This article will guide you about how to derive the demand curve for labour under perfect and imperfect competition.

#### A Competitive Firm’s Demand Curve for an Input:

A profit-maximizing firm hires variable input till that point at which MC of input equals the VMP or (MRP). Here, by MC of input, we mean price of the input. Since we consider labour as the variable input, its MC is nothing but wage rate. If labour market is characterized by perfect competition, wages will remain fixed.
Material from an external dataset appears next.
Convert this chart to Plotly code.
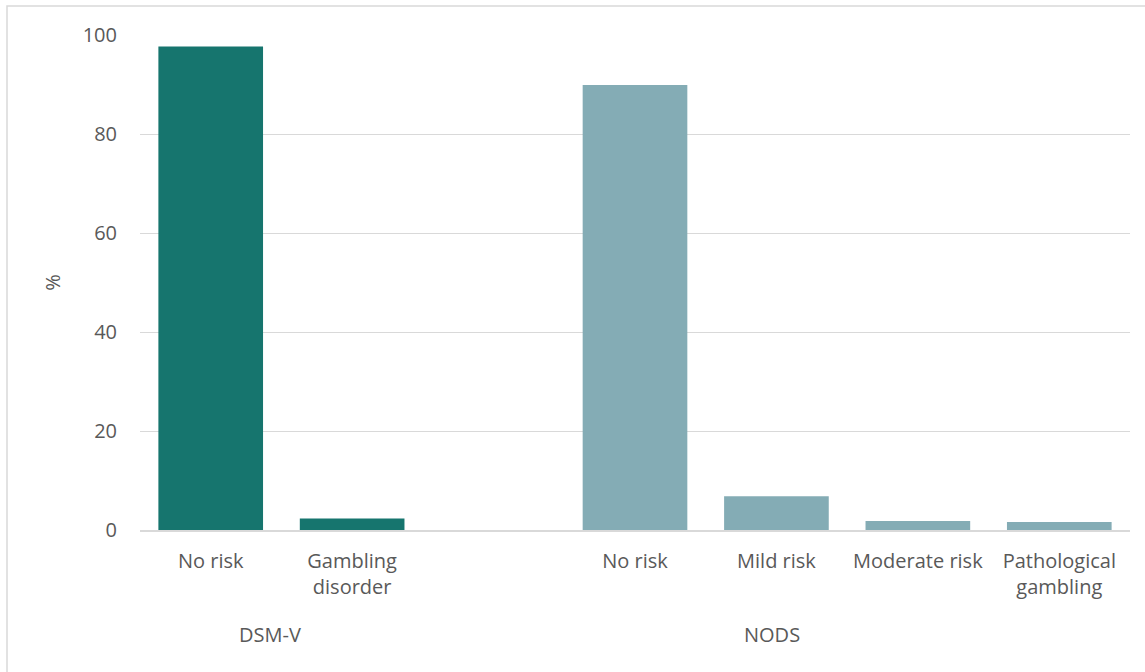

Since wage rate is fixed, average cost (ACL) and marginal cost (MCL) coincide. At a given wage rate, the supply of labour, SL, (i.e., ACL = MCL) becomes horizontal. Assuming perfect competition in both product market and labour market, a profit-maximizing firm reaches equilibrium when VMP (= MRP) equals the price of labour, i.e., wage rate.

Thus,

VMPL = MRPL = ACL = MCL = W

In Fig. 6.1, we have drawn a horizontal supply curve of labour (SL = ACL = MCL). We have also drawn VMP, = MRP, curve as the downward sloping curve. Equilibrium occurs at point E, where VMPL = MRPL = W. Corresponding to this equilibrium point, OL amount of labour is demanded.

If the firm decides to employ OL1 units of labour, then VMPL> OW. It would be wise if the firm hires more labour. It will continue to employ labour until wage equals VMPL. Similarly, the firm will not be maximizing profit if it employs OL2 units of labour where wage exceeds VMPL. Therefore, to have more profit, it must reduce employment of labour until OL is reached where W = VMPL.